Doesn't follow. Like Marcus says, past performance is no guarantee of future results; history happens only once. Industrial revolution has happened only once too. Sure, if our civilization collapses (like Ehrlich expected due to overpopulation), Homo Sapiens doesn't go extinct soon. But it isn't clear that a mature spacefaring civilization would be able to rise once more. We have consumed too much. Our era is qualitatively different.

There’s little chance of keeping a true AGI from getting smarter.

This is just assuming the conclusion, actually ruling out the counterargument by definition: if an AGI is easy to keep under control, then it's just not TrueAGI.

And because of economic incentives, everyone will want an AI as smart as possible.

No, I think economic incentives are in favor of the most usable AI, irrespective of smartness.

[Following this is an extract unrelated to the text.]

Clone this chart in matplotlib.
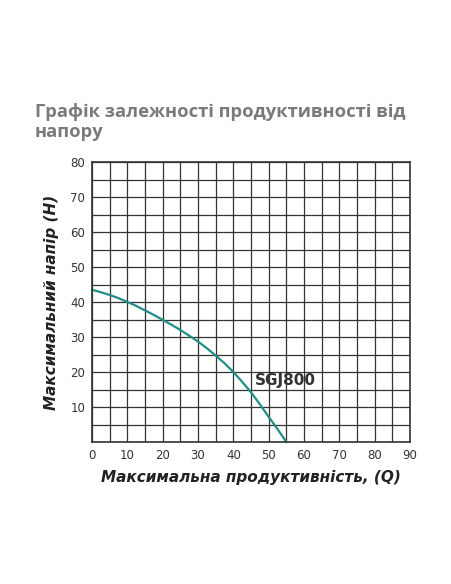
import matplotlib
matplotlib.use("Agg")
import matplotlib.pyplot as plt
import numpy as np

q = [0, 2.5, 5, 7.5, 10, 12.5, 15, 17.5, 20, 22.5, 25, 27.5, 30, 32.5, 35, 37.5, 40, 42.5, 45, 47.5, 50, 52.5, 55]
h = [43.5, 42.8, 42.0, 41.1, 40.0, 38.9, 37.6, 36.3, 34.9, 33.5, 32.0, 30.4, 28.7, 26.8, 24.7, 22.5, 20.0, 17.2, 14.2, 10.8, 7.2, 3.7, 0]

fig = plt.figure(figsize=(4.52, 5.84), dpi=100)
ax = fig.add_axes([92/452, 1-442/584, 318/452, 280/584])
ax.set_xlim(0, 90); ax.set_ylim(0, 80)
ax.set_xticks(np.arange(0, 91, 5))
ax.set_yticks(np.arange(0, 81, 5))
ax.grid(True, color='#333333', linewidth=0.9)
ax.set_xticklabels([str(v) if v % 10 == 0 else '' for v in range(0, 91, 5)], fontsize=8.5, color='#333')
ax.set_yticklabels([str(v) if v % 10 == 0 and v > 0 else '' for v in range(0, 81, 5)], fontsize=8.5, color='#333')
ax.tick_params(length=0, pad=5)
for s in ax.spines.values():
    s.set_color('#333'); s.set_linewidth(1.2)
ax.set_axisbelow(True)
ax.plot(q, h, color='#1f8f86', linewidth=1.6, clip_on=False)
ax.text(46, 17.5, 'SGJ800', fontsize=11, fontweight='bold', color='#333', ha='left', va='center',
        family=['Liberation Sans Narrow', 'DejaVu Sans'])
ax.set_xlabel('Максимальна продуктивність, (Q)', fontsize=11, fontweight='bold', fontstyle='italic', color='#222', labelpad=6)
ax.set_ylabel('Максимальний напір (H)', fontsize=11, fontweight='bold', fontstyle='italic', color='#222', labelpad=8)
fig.text(35/452, 1-122/584, 'Графік залежності продуктивності від\nнапору', fontsize=13.2, fontweight='bold', color='#7a7a7a', family='Open Sans', va='center', ha='left', linespacing=1.15)
fig.savefig('out.png', dpi=100)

Yud's paradigm insists on distinguishing «capabilities» and «alignment» and I think this is completely wrongheaded. AI isn't some powerful slave we're trying to break in, it is a bag of behaviors.

So the AI risks wouldn’t go away, in fact they’ll get worse over time as AI itself becomes smarter and smarter.

Doesn't follow, 50 years from now on we will probably have better automated monitoring. On the other hand, a quadrupled population necessarily eats more…

I agree there's a vastly better case for AI threat. My point is to show that it's still not ironclad; here, too, a lot rides on mere unexamined narrative.